──────── MATERIAL PROVIDED
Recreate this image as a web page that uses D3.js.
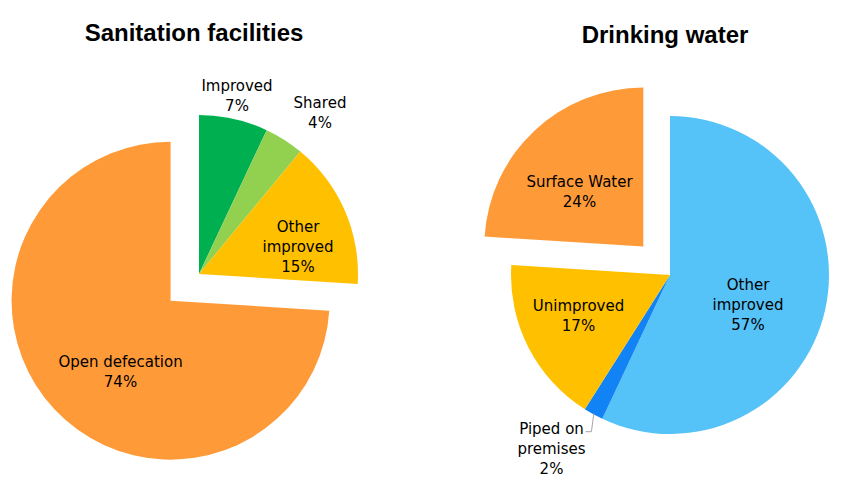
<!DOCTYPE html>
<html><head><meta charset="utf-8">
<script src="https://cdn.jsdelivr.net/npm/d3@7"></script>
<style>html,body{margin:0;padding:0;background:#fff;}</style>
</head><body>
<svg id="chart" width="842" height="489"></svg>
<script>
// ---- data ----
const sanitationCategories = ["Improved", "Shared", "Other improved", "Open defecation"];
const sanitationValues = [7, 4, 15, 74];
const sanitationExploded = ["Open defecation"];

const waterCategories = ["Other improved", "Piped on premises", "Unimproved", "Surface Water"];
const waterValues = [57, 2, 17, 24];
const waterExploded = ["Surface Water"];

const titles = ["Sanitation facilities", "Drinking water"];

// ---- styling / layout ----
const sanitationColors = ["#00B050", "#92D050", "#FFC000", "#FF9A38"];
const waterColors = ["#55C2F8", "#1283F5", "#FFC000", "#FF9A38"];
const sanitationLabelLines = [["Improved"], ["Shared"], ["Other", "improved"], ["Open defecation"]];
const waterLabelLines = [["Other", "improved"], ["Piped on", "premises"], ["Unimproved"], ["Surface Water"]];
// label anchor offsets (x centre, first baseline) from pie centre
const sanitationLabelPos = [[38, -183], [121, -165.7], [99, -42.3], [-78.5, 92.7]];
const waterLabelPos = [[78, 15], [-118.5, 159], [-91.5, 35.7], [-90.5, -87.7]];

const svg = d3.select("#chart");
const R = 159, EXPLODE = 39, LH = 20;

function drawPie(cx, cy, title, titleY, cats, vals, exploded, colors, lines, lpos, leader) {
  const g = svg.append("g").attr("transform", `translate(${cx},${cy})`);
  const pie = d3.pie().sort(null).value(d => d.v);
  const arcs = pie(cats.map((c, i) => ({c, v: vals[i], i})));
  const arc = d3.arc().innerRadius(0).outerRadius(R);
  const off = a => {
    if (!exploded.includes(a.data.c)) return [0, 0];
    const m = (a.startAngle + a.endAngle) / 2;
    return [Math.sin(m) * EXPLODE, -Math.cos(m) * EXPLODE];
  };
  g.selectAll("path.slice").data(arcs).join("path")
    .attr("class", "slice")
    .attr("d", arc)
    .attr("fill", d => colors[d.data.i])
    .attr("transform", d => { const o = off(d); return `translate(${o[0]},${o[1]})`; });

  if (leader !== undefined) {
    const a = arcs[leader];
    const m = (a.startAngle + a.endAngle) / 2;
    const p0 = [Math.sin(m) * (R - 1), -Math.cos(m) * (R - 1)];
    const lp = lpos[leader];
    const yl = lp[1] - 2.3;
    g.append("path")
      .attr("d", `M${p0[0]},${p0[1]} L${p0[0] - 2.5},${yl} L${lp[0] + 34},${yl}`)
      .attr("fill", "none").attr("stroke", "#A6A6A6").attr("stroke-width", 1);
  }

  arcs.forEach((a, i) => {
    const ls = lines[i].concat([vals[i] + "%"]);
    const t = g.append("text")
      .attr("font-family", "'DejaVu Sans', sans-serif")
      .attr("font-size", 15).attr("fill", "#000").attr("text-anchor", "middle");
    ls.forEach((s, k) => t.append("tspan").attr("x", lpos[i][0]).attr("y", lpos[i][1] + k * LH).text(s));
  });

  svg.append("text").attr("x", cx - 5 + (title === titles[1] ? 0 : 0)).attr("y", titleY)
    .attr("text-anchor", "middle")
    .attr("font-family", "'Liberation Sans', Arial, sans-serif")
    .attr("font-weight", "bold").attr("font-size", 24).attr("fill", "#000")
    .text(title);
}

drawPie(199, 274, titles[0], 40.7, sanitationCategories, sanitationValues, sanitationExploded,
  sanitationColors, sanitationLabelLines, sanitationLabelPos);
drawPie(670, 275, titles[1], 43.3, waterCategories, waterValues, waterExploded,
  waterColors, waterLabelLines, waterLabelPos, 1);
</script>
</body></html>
────────────────
Give again exactly the lines running from the beginning of the material above through the line that contains "const R = 159, EXPLODE = 39, LH = 20;", and leave out every picture.

Recreate this image as a web page that uses D3.js.
<!DOCTYPE html>
<html><head><meta charset="utf-8">
<script src="https://cdn.jsdelivr.net/npm/d3@7"></script>
<style>html,body{margin:0;padding:0;background:#fff;}</style>
</head><body>
<svg id="chart" width="842" height="489"></svg>
<script>
// ---- data ----
const sanitationCategories = ["Improved", "Shared", "Other improved", "Open defecation"];
const sanitationValues = [7, 4, 15, 74];
const sanitationExploded = ["Open defecation"];

const waterCategories = ["Other improved", "Piped on premises", "Unimproved", "Surface Water"];
const waterValues = [57, 2, 17, 24];
const waterExploded = ["Surface Water"];

const titles = ["Sanitation facilities", "Drinking water"];

// ---- styling / layout ----
const sanitationColors = ["#00B050", "#92D050", "#FFC000", "#FF9A38"];
const waterColors = ["#55C2F8", "#1283F5", "#FFC000", "#FF9A38"];
const sanitationLabelLines = [["Improved"], ["Shared"], ["Other", "improved"], ["Open defecation"]];
const waterLabelLines = [["Other", "improved"], ["Piped on", "premises"], ["Unimproved"], ["Surface Water"]];
// label anchor offsets (x centre, first baseline) from pie centre
const sanitationLabelPos = [[38, -183], [121, -165.7], [99, -42.3], [-78.5, 92.7]];
const waterLabelPos = [[78, 15], [-118.5, 159], [-91.5, 35.7], [-90.5, -87.7]];

const svg = d3.select("#chart");
const R = 159, EXPLODE = 39, LH = 20;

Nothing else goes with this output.